Mimicking Bed and Breakfasting and CFDs
There are a number of uses for CFDs although the tax implications are closely linked to your particular trading strategies. One use is to sidestep the provisions that prevent Bed & Breakfasting of shares. This is where shares are sold one day and bought back the next in order to create a loss or to utilize the annual exemption.
The IR prevented this by stating that any repurchase of the shares in the next 30 days following the disposal would be matched with the disposal, effectively meaning that the shares were deemed not to be sold at all. However, many investors use CFDs to circumvent this.
By repurchasing shares in the form of a CFD, it would allow you still have a position in the shares during the 30 day period, and you could then repurchase without having lost out on any growth in value of the shares and without the bed & breakfast anti avoidance rules applying.

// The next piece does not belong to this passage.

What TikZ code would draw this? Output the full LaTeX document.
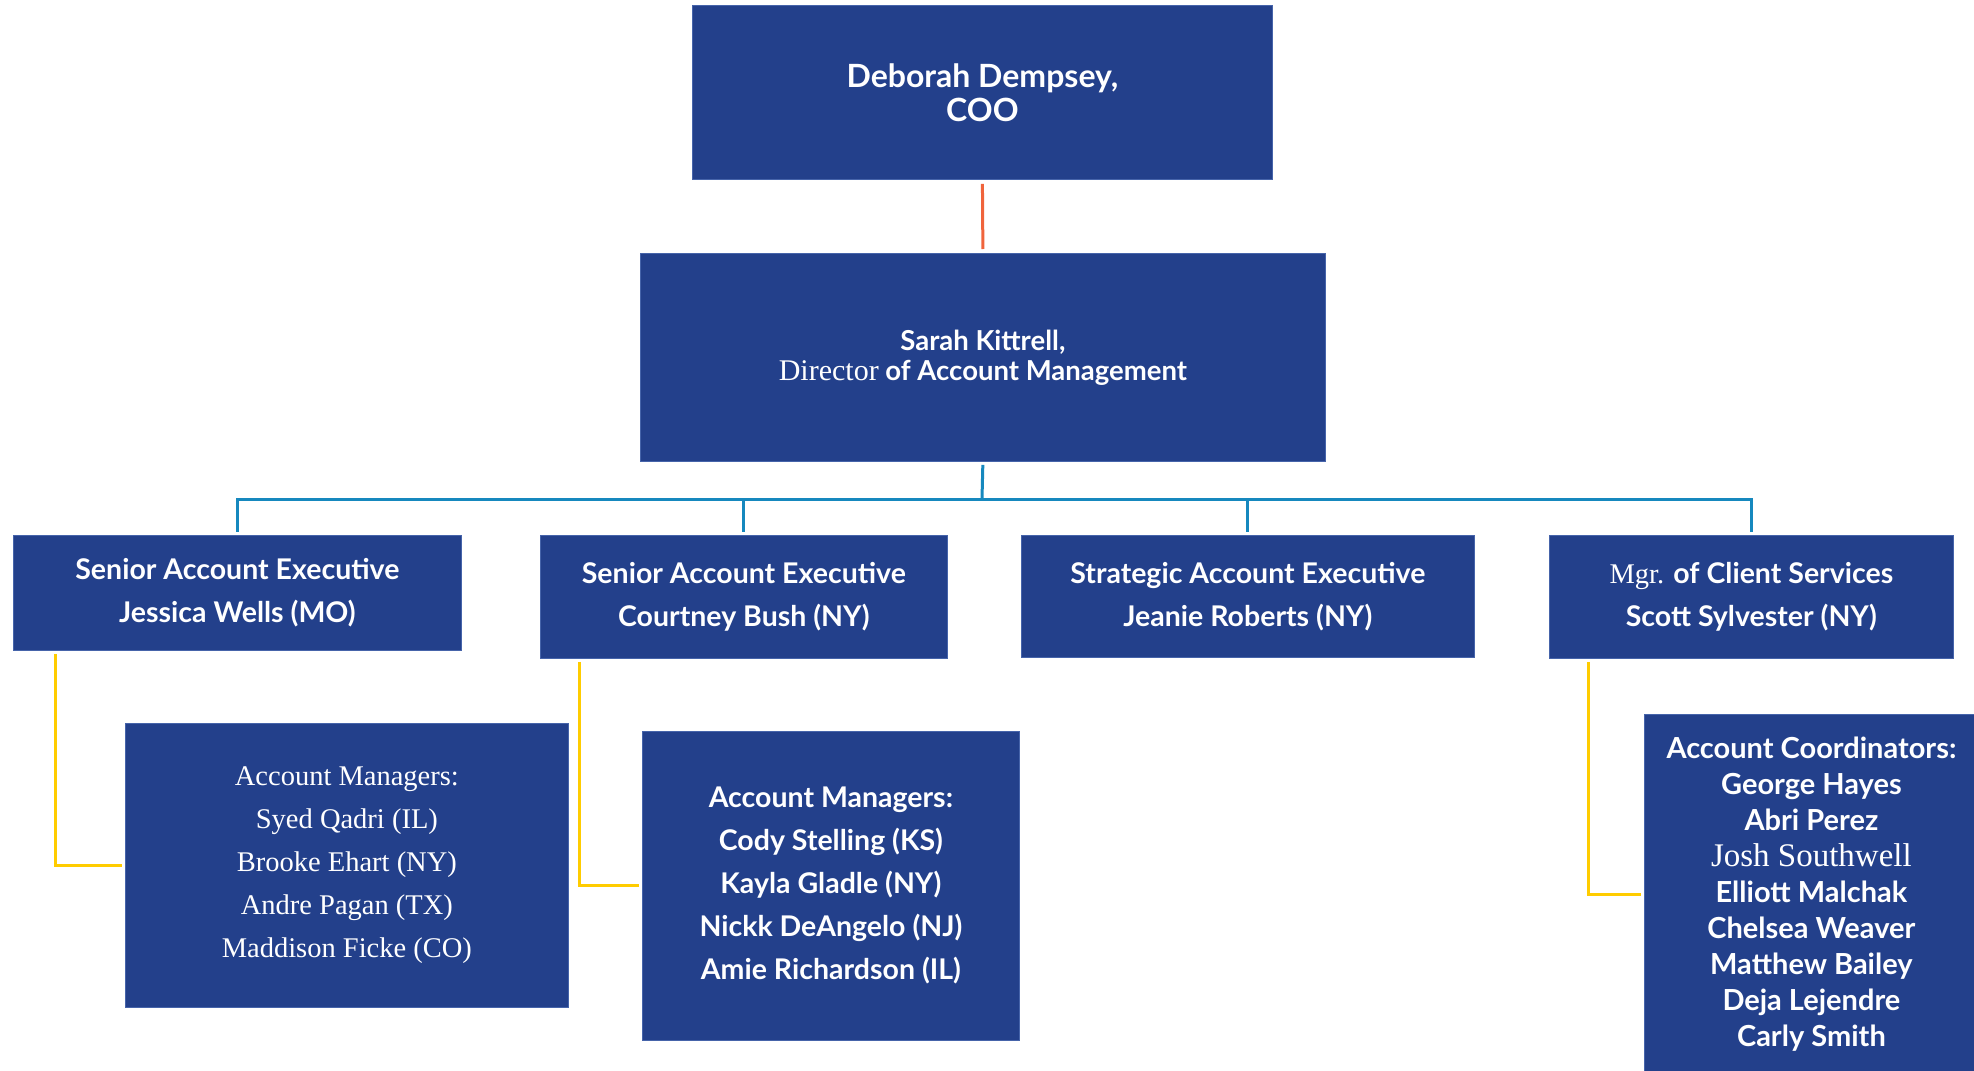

You own shares that are standing at a small gain e.g. £5,000 or even at a loss. Prior to the end of the tax year you could dispose of the shares and crystallize the -:
- or gain. If a gain you may have the annual exemption to offset to eliminate the gain. If you could repurchase the shares you would have secured a CGT free uplift in value
You then purchase a CFD for the same number of shares. After 31 days you then sell the CFD position and repurchase the regular shares. By using CFDs you’ve always held position in the shares so it doesn’t matter what the share price does. If it rockets then profits will be built up on the CFD trade to offset re-buying the shares at a high price. But if the shares slump then the loss on the CFD trade is offset by the cheaper price of the shares when they’re bought through the stockbroker.
You would however, have crystallized the loss or enabled the offset of the annual exemption to reduce your overall tax charges.
You could also use CFDs to hedge against price falls and this short selling is a useful method for managing your liability for CGT liability.
In particular you can sell CFDs against an existing holding allowing you to control the time at which you crystallize capital gains or losses. This can also be useful for ensuring correct offset of losses and utilization of the annual exemption.
As an example, if you owned shares with a substantial gain but which are expected to fall short term. Rather than disposing now & missing out on future gains and the benefits of CGT taper relief, you could sell a CFD and then close your position in a few weeks. Assuming the shares fell in the period, the gain on the CFD would be offset by the loss on the shares. In addition if this was around the year end the closing of the CFD position could be arranged to be in the next tax year.